Mr. Mac Laurel holds the editorship, you see, of a journal that bears a certain resemblance to the real-life Quarterly Review—the arch-Tory periodical of the age, which often featured the works of Scott and of Southey, during his later conservative period (and which William Hazlitt once amiably described as "present[ing] one foul blotch of servility, intolerance, falsehood, spite, and ill-manners").
To which Mr. Mac Laurel replies: "Ye mun alloo, sir, that poetry is a sort of ware or commodity, that is brought into the public market wi' a' other descreptions of merchandise, an' that a mon is pairfectly justified in getting the best price he can for his article."
So too one must allow, in Vance's case, the same with respect to law graduates and memoirists; I suppose they must be allowed to put their own best commodities—their integrity and brains—up at auction for the highest bidder. "Ye ken, sir, a mon mun leeve," as Mac Laurel puts it.
Of course, it must be noted that is the fate of such bought propagandists and hired tools—viz. the fate of Rudy Giuliani, e.g.—to eventually be neglected and thrown on the scrap heap, after they have served their purpose. As another character—the phrenologist—expounds this insight later in the novel, while displaying a set of human bones that illustrate the principles of his science:
"Here is the skull of a turnspit, which, after a wretched life of dirty work, was turned out of doors to die on a dunghill. I have been induced to preserve it, in consequence of its remarkable similarity to this, which belonged to a courtly poet, who having grown grey in flattering the great, was cast off in the same manner to perish by the same catastrophe."
Vance and Rubio would do well to regard this cheering view of the destiny that inevitably awaits them.
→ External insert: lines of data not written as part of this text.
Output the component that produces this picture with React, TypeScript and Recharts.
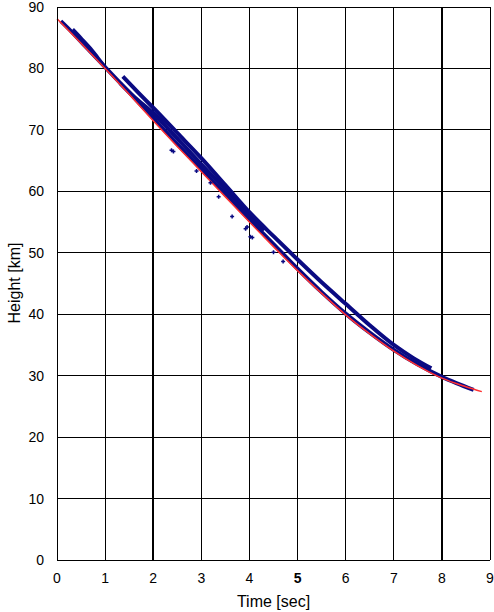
import {
  ComposedChart, Line, Scatter, XAxis, YAxis, CartesianGrid, ReferenceLine, Label,
} from 'recharts'

// time [sec], height [km]
const TIME_TICKS = [0, 1, 2, 3, 4, 5, 6, 7, 8, 9]
const HEIGHT_TICKS = [0, 10, 20, 30, 40, 50, 60, 70, 80, 90]
const THICK_TIMES = [2, 8]

const fitCurve: [number, number][] = [
  [0, 88.1], [0.5, 84.1], [1, 80.0], [1.5, 75.8], [2, 71.5], [2.5, 67.3], [3, 63.2],
  [3.5, 59.1], [4, 55.0], [4.5, 51.0], [5, 47.1], [5.5, 43.4], [6, 39.9], [6.5, 36.8],
  [7, 34.0], [7.5, 31.6], [8, 29.6], [8.5, 28.2], [8.83, 27.4],
]

const trackEarly: [number, number][] = [
  [0.33, 86.4], [0.5, 85.0], [0.7, 83.3], [0.85, 81.8], [1.0, 80.3],
]

const trackLower: [number, number][] = [
  [0.08, 87.7], [0.3, 86.0], [0.6, 83.5], [1.0, 80.2], [1.5, 76.1], [2.0, 71.9],
  [2.5, 67.7], [3.0, 63.6], [3.5, 59.5], [4.0, 55.4], [4.5, 51.4], [5.0, 47.4],
  [5.5, 43.6], [6.0, 40.1], [6.5, 37.0], [7.0, 34.2], [7.5, 31.8], [8.0, 29.8],
  [8.3, 28.8], [8.66, 27.7],
]

const trackMiddle: [number, number][] = [
  [1.31, 77.6], [1.6, 75.4], [2.0, 72.7], [2.5, 68.6], [3.0, 64.4], [3.5, 60.3],
  [4.0, 56.1], [4.3, 53.6],
]

const trackUpper: [number, number][] = [
  [1.37, 78.7], [1.7, 76.0], [2.0, 73.6], [2.5, 69.5], [3.0, 65.4], [3.5, 61.0],
  [4.0, 56.6], [4.5, 52.7], [5.0, 48.9], [5.5, 45.2], [6.0, 41.7], [6.5, 38.2],
  [7.0, 35.0], [7.4, 32.9], [7.78, 31.2],
]

const strayPoints: [number, number][] = [
  [2.38, 66.7], [2.42, 66.5], [3.19, 61.4], [3.36, 59.1], [3.64, 55.9], [3.92, 53.9],
  [3.95, 54.2], [4.02, 52.6], [4.06, 52.5], [4.5, 50.1], [2.9, 63.3], [4.7, 48.6],
]

const toRows = (pts: [number, number][]) => pts.map(([t, h]) => ({ t, h }))

const NAVY = '#0a0a82'
const FONT = '"Liberation Sans", Arial, sans-serif'

const XTick = (props: any) => {
  const { x, y, payload } = props
  return (
    <text x={x} y={y} dy={15} textAnchor="middle" fontFamily={FONT} fontSize={14}
      fontWeight={payload.value === 5 ? 'bold' : 'normal'} fill="#000">
      {payload.value}
    </text>
  )
}

const YTick = (props: any) => {
  const { x, y, payload } = props
  return (
    <text x={x} y={y} dx={-5} dy={5} textAnchor="end" fontFamily={FONT} fontSize={14} fill="#000">
      {payload.value}
    </text>
  )
}

const Plus = (props: any) => {
  const { cx, cy } = props
  return (
    <path d={`M${cx - 2},${cy}H${cx + 2}M${cx},${cy - 2}V${cy + 2}`} stroke={NAVY} strokeWidth={1.5} />
  )
}

export default function App() {
  const tracks = [trackLower, trackMiddle, trackUpper]
  return (
    <div style={{ width: 494, height: 612, background: '#fff' }}>
      <style>{`body{margin:0} .recharts-cartesian-grid line, .recharts-reference-line line, .recharts-cartesian-axis-line{shape-rendering:crispEdges}`}</style>
      <ComposedChart width={494} height={612} margin={{ top: 7, right: 4, bottom: 0, left: 0 }}>
        <CartesianGrid stroke="#000" strokeWidth={1} horizontalValues={HEIGHT_TICKS} verticalValues={TIME_TICKS} />
        {THICK_TIMES.map(t => (
          <ReferenceLine key={t} x={t} stroke="#000" strokeWidth={2.5} />
        ))}
        <XAxis type="number" dataKey="t" domain={[0, 9]} ticks={TIME_TICKS} interval={0}
          tickLine={false} axisLine={{ stroke: '#000' }} height={52} tick={<XTick />}>
          <Label content={() => (
            <text x={273.5} y={607} textAnchor="middle" fontFamily={FONT} fontSize={16} fill="#000">
              Time [sec]
            </text>
          )} />
        </XAxis>
        <YAxis type="number" dataKey="h" domain={[0, 90]} ticks={HEIGHT_TICKS} interval={0}
          tickLine={false} axisLine={{ stroke: '#000' }} width={57} tick={<YTick />}>
          <Label content={() => (
            <text x={20} y={283} transform="rotate(-90 20 283)" textAnchor="middle"
              fontFamily={FONT} fontSize={16} fill="#000">
              Height [km]
            </text>
          )} />
        </YAxis>
        <Line data={toRows(trackEarly)} dataKey="h" type="monotone" stroke={NAVY}
          strokeWidth={3} dot={false} isAnimationActive={false} />
        {tracks.map((tr, i) => (
          <Line key={i} data={toRows(tr)} dataKey="h" type="monotone" stroke={NAVY}
            strokeWidth={4} dot={false} isAnimationActive={false} />
        ))}
        <Scatter data={toRows(strayPoints)} dataKey="h" shape={<Plus />} isAnimationActive={false} />
        <Line data={toRows(fitCurve)} dataKey="h" type="monotone" stroke="#ff3030"
          strokeWidth={1.5} dot={false} isAnimationActive={false} />
      </ComposedChart>
    </div>
  )
}
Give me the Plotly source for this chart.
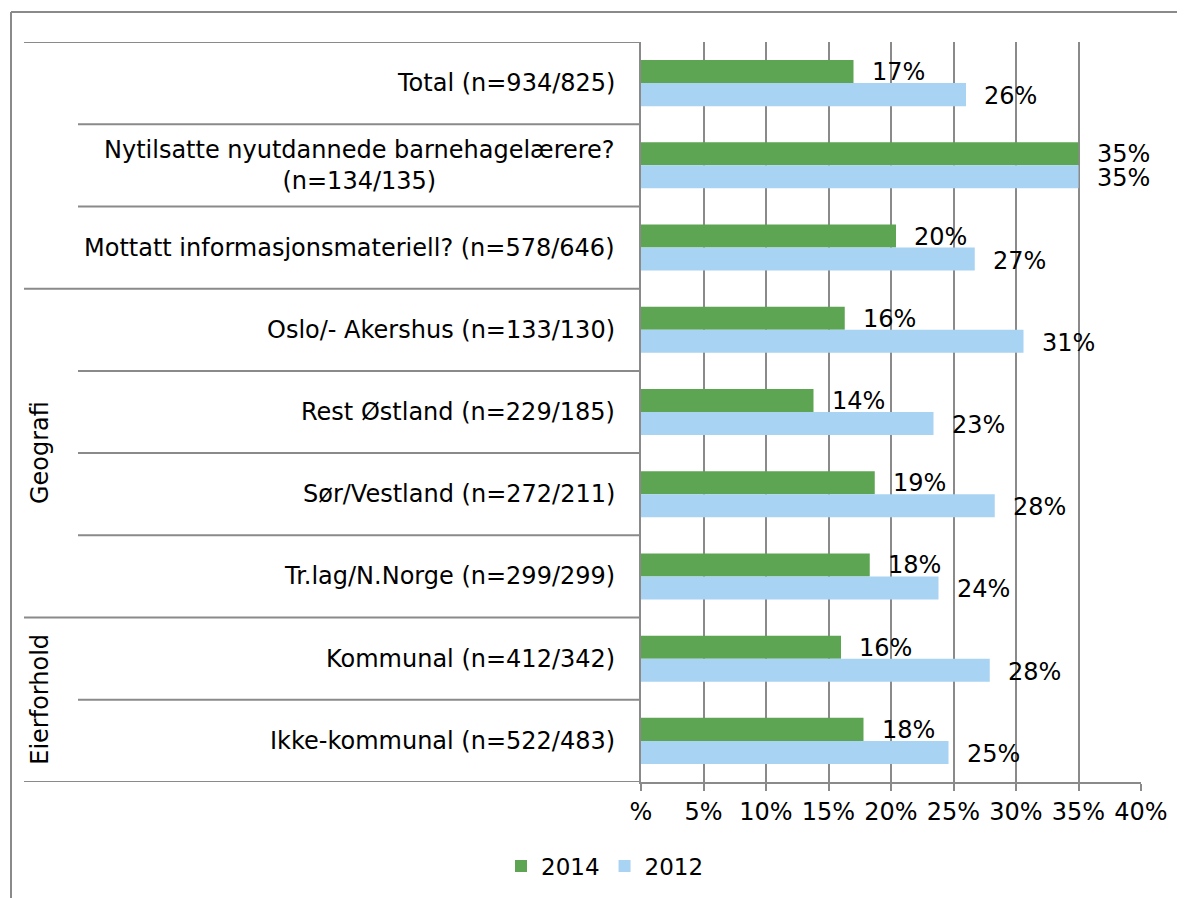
import plotly.graph_objects as go

categories = [
    "Total (n=934/825)",
    "Nytilsatte nyutdannede barnehagelærere?<br>(n=134/135)",
    "Mottatt informasjonsmateriell? (n=578/646)",
    "Oslo/- Akershus (n=133/130)",
    "Rest Østland (n=229/185)",
    "Sør/Vestland (n=272/211)",
    "Tr.lag/N.Norge (n=299/299)",
    "Kommunal (n=412/342)",
    "Ikke-kommunal (n=522/483)",
]
groups = [None, None, None, "Geografi", "Geografi", "Geografi", "Geografi",
          "Eierforhold", "Eierforhold"]
values_2014 = [17.0, 35.0, 20.4, 16.3, 13.8, 18.7, 18.3, 16.0, 17.8]
values_2012 = [26.0, 35.0, 26.7, 30.6, 23.4, 28.3, 23.8, 27.9, 24.6]
tick_vals = [0, 5, 10, 15, 20, 25, 30, 35, 40]
tick_text = ["%", "5%", "10%", "15%", "20%", "25%", "30%", "35%", "40%"]

GREEN = "#5DA553"
BLUE = "#A8D3F3"
GRID = "#8a8a8a"
FONT = "DejaVu Sans"
FS = 24

# page offset of the figure (browser body margin)
OFF = 8
W, H = 1185 - OFF, 898 - OFF
ML, MR, MT, MB = 641 - OFF, 44, 42 - OFF, 115
PW = W - ML - MR
PH = H - MT - MB


def px_x(p):
    # p: pixel x in the screenshot
    return (p - OFF - ML) / PW


def px_y(p):
    # p: pixel y in the screenshot
    return (H - MB - (p - OFF)) / PH


idx = list(range(len(categories)))

fig = go.Figure()
fig.add_trace(go.Bar(name="2014", y=idx, x=values_2014, orientation="h",
                     marker=dict(color=GREEN, line=dict(width=0))))
fig.add_trace(go.Bar(name="2012", y=idx, x=values_2012, orientation="h",
                     marker=dict(color=BLUE, line=dict(width=0))))

annotations = []
# data labels
for i in idx:
    annotations.append(dict(x=values_2014[i], y=i, xref="x", yref="y",
                            text=f"{round(values_2014[i])}%", showarrow=False,
                            xanchor="left", yanchor="middle", xshift=16, yshift=11,
                            font=dict(family=FONT, size=FS, color="black")))
    annotations.append(dict(x=values_2012[i], y=i, xref="x", yref="y",
                            text=f"{round(values_2012[i])}%", showarrow=False,
                            xanchor="left", yanchor="middle", xshift=16, yshift=-13,
                            font=dict(family=FONT, size=FS, color="black")))
# category labels
for i, c in enumerate(categories):
    annotations.append(dict(x=px_x(617), y=i, xref="paper", yref="y", text=c,
                            showarrow=False, xanchor="right", yanchor="middle",
                            align="center",
                            font=dict(family=FONT, size=FS, color="black")))
# group labels
seen = []
for g in groups:
    if g is not None and g not in seen:
        seen.append(g)
for g in seen:
    members = [i for i, gg in enumerate(groups) if gg == g]
    mid = (members[0] + members[-1]) / 2
    annotations.append(dict(x=px_x(40), y=mid, xref="paper", yref="y", text=g,
                            showarrow=False, textangle=-90, xanchor="center",
                            yanchor="middle",
                            font=dict(family=FONT, size=FS, color="black")))

shapes = []
n = len(categories)
for b in range(n + 1):
    if b == 0 or b == n or groups[b - 1] != groups[b]:
        x0 = px_x(24)
    else:
        x0 = px_x(78)
    shapes.append(dict(type="line", xref="paper", yref="y", x0=x0, x1=0,
                       y0=b - 0.5, y1=b - 0.5, line=dict(color=GRID, width=2)))
# outer frame
shapes.append(dict(type="line", xref="paper", yref="paper", x0=px_x(11), x1=px_x(1200),
                   y0=px_y(12), y1=px_y(12), line=dict(color=GRID, width=2)))
shapes.append(dict(type="line", xref="paper", yref="paper", x0=px_x(11), x1=px_x(11),
                   y0=px_y(12), y1=px_y(910), line=dict(color=GRID, width=2)))

fig.update_layout(
    width=W, height=H,
    margin=dict(l=ML, r=MR, t=MT, b=MB),
    paper_bgcolor="white", plot_bgcolor="white",
    barmode="group", bargap=0.44, bargroupgap=0,
    font=dict(family=FONT, size=FS, color="black"),
    xaxis=dict(range=[0, 40], tickvals=tick_vals, ticktext=tick_text,
               showgrid=True, gridcolor=GRID, gridwidth=1.5,
               showline=True, linecolor=GRID, linewidth=2,
               ticks="outside", ticklen=7, tickwidth=1.5, tickcolor=GRID,
               zeroline=False, tickfont=dict(family=FONT, size=FS, color="black")),
    yaxis=dict(range=[n - 0.5, -0.5], showticklabels=False, showgrid=False,
               showline=True, linecolor=GRID, linewidth=2, zeroline=False,
               ticks=""),
    legend=dict(orientation="h", x=px_x(605), xanchor="center",
                y=px_y(866), yanchor="middle",
                font=dict(family=FONT, size=FS - 1, color="black"),
                itemwidth=30),
    annotations=annotations,
    shapes=shapes,
)

fig.write_html("out.html")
Peacock even alludes to the subject of Southey in his historical romances. In Maid Marian, Peacock's version of Robin Hood at one point describes the role of the licensed bard: "I am come to play anywhere, [...] where I can get a cup of sack; for which I will sing the praise of the donor in lofty verse, and emblazon him with any virtue which he may wish to have the credit of possessing, without the trouble of practising."
The "sack" here being another reference to the traditional honorarium the poet laureate received for his trouble—and which Southey as poet laureate received, specifically, for betraying the people's cause and singing the praises of their ruler.
As Friar Tuck observes in the same novella: "For the laureate, his only office is to find virtues in those who have none, and to drink sack for his pains."
Likewise, in The Misfortunes of Elphin, about the Welsh bard Taliesin, Peacock returns by implication to the subject of Southey.
Let us conclude with Taliesin's words of indignation, in one of the poems Peacock inserts into the novel, against "false bards" that flatter the great to advance their careers and win power or money. It is the only fitting epitaph for historical figures like Southey; but also for the craven Southeys of our time—the Vances; the Rubios, etc.—who flatter the no less "weak-minded" self-appointed king in Washington:
False bards the sacred fire pervert,
Whose songs are won without desert;
Who falsehoods weave in specious lays,
To gild the base with virtue's praise.
From court to court, from tower to tower,
In warrior's tent, in lady's bower,
For gold, for wine, for food, for fire,
They tune their throats at all men's hire.
[...]
True bards know truth, and truth will show
Ye know it not, nor care to know:
Your king's weak mind false judgment warps;
Rebuke his wrong, or break your harps.